Looking ahead 10 years from now, describe what “success” would like for you:
Being a professor has a way of taking you in exciting directions you didn’t necessarily anticipate. For example, I didn’t know I’d be working on dehumanization 5 years ago, and so it’s hard to know exactly what questions will capture my attention 10 years for now. But if I’m still working on topics that keep me up at night, and which people both inside and outside academia care about, I’ll consider that a success. And hopefully, my students will still want to hear what I have to say!
“Professor Kteily went beyond teaching extraordinary class contents that are extremely applicable to everyday life. He was so eager to be a part of helping students using the lessons learned in the real situation. His negotiation advice and his active help throughout the three-month process of offers negotiation landed an incredible result which has never been offered before.

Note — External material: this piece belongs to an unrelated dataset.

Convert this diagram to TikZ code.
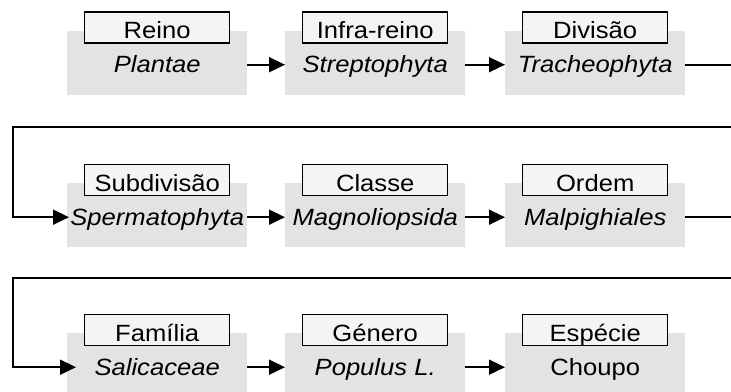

I definitely feel super lucky to be a part of his class!”
Former Kellogg student
“The main takeaway from Nour’s class is that successful negotiation comes with rigorous preparation, and he follows the same principle in the classroom. Few professors demonstrate the same level of commitment to preparing for lectures and it shows in the quality of the hands-on learning experiences Nour is able to create. He’s also very accessible and passionate about engaging with students outside the classroom; when you take a class with Nour, he is your professor for life and truly enjoys coaching former students as they progress through their careers.”
Kellogg MMM – Class of 2018
“Nour Kteily was a meaningful advocate for me both in and out of the classroom. His class by far was one of the more influential courses I took at Kellogg. He was diligent in helping me achieve my goals I vocalized at the beginning of the negotiations class, checking in before and after class with tailored advice to make sure I was ready for each negotiation simulation. Additionally, without his support and numerous individual meetings, I wouldn’t have ever tried to negotiate my offer with the firm I am joining after Kellogg. It felt like I had my own personal executive coach in my corner with Professor Kteily.”